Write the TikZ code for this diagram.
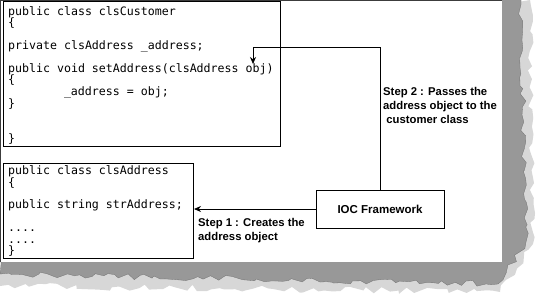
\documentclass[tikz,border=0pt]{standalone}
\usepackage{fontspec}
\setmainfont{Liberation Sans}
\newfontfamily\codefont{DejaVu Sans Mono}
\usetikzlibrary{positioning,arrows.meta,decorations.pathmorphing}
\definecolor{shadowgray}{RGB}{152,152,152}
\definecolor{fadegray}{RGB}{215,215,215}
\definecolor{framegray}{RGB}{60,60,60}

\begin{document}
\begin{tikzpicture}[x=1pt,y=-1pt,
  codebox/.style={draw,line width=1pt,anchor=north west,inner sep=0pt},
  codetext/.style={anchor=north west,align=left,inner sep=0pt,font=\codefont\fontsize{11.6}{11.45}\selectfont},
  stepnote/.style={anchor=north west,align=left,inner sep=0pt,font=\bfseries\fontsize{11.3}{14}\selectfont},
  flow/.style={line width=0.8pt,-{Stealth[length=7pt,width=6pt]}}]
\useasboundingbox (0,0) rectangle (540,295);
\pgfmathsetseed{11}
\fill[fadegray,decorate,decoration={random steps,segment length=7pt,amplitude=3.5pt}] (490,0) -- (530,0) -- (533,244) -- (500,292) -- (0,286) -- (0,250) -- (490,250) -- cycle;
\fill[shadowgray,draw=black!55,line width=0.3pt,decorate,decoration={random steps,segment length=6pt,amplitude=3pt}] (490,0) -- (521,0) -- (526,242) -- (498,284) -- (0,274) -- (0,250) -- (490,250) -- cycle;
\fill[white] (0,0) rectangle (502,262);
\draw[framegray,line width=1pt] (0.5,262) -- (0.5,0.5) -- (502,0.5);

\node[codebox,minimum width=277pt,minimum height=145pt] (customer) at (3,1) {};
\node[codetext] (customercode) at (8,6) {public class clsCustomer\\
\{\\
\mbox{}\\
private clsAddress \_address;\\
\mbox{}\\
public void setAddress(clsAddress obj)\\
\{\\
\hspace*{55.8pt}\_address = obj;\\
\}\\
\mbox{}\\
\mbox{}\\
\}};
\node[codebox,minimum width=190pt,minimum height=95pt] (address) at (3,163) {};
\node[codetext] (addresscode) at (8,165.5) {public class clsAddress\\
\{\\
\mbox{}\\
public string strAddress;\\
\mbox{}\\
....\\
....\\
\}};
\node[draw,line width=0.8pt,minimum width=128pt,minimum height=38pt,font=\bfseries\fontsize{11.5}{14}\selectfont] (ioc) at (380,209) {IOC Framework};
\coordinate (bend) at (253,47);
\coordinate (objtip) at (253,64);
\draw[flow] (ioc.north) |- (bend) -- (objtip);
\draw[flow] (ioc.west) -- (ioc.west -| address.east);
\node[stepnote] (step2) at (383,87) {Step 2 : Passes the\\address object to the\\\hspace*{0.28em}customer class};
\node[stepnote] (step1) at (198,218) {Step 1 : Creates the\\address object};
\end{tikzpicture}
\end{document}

----

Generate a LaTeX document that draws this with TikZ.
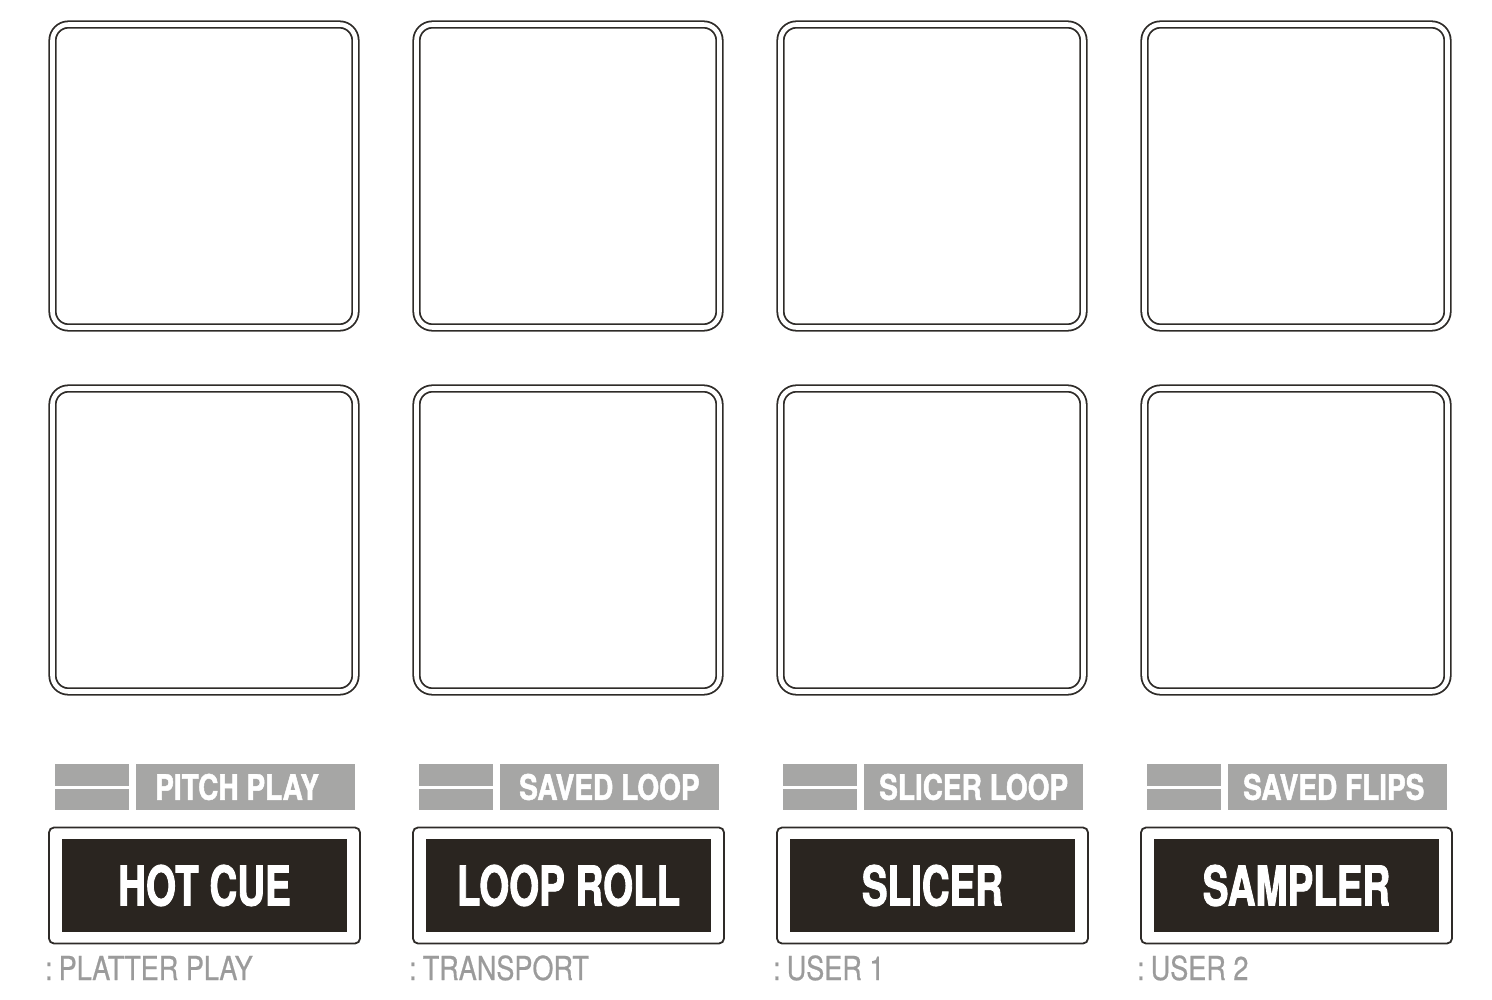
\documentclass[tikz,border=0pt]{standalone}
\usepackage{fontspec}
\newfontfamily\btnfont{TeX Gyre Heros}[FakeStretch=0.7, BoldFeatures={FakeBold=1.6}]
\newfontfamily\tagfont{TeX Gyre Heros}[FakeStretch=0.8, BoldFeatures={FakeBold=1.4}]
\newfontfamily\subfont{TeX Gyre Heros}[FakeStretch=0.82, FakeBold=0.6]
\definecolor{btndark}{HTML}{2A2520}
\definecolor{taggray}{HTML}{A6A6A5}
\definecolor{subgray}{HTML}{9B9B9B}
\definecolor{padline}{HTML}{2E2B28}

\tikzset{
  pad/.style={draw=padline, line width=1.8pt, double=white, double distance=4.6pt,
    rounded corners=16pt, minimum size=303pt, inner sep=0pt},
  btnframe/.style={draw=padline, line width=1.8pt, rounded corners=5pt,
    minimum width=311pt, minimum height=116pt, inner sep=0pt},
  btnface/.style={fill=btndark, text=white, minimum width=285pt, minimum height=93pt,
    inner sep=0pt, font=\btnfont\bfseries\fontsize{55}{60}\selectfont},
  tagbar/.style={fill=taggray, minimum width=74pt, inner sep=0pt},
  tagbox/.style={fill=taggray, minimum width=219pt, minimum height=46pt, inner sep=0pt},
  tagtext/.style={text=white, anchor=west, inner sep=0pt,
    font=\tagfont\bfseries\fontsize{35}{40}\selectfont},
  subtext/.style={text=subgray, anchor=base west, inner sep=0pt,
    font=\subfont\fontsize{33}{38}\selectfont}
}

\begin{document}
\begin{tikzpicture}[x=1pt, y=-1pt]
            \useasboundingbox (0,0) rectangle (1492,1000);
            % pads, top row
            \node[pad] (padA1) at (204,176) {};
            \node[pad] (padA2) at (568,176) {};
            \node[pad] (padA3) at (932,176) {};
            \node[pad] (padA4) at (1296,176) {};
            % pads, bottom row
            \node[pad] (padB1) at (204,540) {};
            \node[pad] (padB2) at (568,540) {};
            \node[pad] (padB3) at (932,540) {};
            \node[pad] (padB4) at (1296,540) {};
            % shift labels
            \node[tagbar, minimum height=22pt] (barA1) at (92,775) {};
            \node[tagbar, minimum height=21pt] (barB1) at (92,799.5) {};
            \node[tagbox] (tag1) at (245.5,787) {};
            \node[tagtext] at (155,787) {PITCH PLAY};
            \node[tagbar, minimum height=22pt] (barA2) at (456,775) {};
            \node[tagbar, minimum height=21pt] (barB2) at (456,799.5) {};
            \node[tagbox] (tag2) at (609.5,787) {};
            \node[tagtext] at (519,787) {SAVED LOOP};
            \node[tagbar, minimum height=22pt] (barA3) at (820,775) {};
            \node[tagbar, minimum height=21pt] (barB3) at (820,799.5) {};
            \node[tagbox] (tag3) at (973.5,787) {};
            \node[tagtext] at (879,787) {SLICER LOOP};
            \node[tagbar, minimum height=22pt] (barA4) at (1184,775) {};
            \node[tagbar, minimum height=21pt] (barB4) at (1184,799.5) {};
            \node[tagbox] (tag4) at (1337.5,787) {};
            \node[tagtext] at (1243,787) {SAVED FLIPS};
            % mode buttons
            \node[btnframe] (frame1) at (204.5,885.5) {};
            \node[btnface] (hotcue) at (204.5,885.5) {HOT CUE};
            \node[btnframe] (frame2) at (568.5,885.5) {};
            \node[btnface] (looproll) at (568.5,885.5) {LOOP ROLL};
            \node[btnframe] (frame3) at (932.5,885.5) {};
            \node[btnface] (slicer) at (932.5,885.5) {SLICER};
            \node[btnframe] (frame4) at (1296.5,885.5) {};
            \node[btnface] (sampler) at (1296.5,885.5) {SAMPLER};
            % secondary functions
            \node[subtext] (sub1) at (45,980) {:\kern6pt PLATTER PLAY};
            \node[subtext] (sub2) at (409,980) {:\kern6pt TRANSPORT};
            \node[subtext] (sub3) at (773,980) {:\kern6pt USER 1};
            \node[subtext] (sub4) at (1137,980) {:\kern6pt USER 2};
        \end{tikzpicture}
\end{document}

----

From the line with "Write the TikZ code for this diagram." to the line with "(0.5,0.5) -- (502,0.5);", set down those lines word for word and only those, counting both ends. Pictures stay out of the copy.

◆ **WORKED ANSWER**
Write the TikZ code for this diagram.
\documentclass[tikz,border=0pt]{standalone}
\usepackage{fontspec}
\setmainfont{Liberation Sans}
\newfontfamily\codefont{DejaVu Sans Mono}
\usetikzlibrary{positioning,arrows.meta,decorations.pathmorphing}
\definecolor{shadowgray}{RGB}{152,152,152}
\definecolor{fadegray}{RGB}{215,215,215}
\definecolor{framegray}{RGB}{60,60,60}

\begin{document}
\begin{tikzpicture}[x=1pt,y=-1pt,
  codebox/.style={draw,line width=1pt,anchor=north west,inner sep=0pt},
  codetext/.style={anchor=north west,align=left,inner sep=0pt,font=\codefont\fontsize{11.6}{11.45}\selectfont},
  stepnote/.style={anchor=north west,align=left,inner sep=0pt,font=\bfseries\fontsize{11.3}{14}\selectfont},
  flow/.style={line width=0.8pt,-{Stealth[length=7pt,width=6pt]}}]
\useasboundingbox (0,0) rectangle (540,295);
\pgfmathsetseed{11}
\fill[fadegray,decorate,decoration={random steps,segment length=7pt,amplitude=3.5pt}] (490,0) -- (530,0) -- (533,244) -- (500,292) -- (0,286) -- (0,250) -- (490,250) -- cycle;
\fill[shadowgray,draw=black!55,line width=0.3pt,decorate,decoration={random steps,segment length=6pt,amplitude=3pt}] (490,0) -- (521,0) -- (526,242) -- (498,284) -- (0,274) -- (0,250) -- (490,250) -- cycle;
\fill[white] (0,0) rectangle (502,262);
\draw[framegray,line width=1pt] (0.5,262) -- (0.5,0.5) -- (502,0.5);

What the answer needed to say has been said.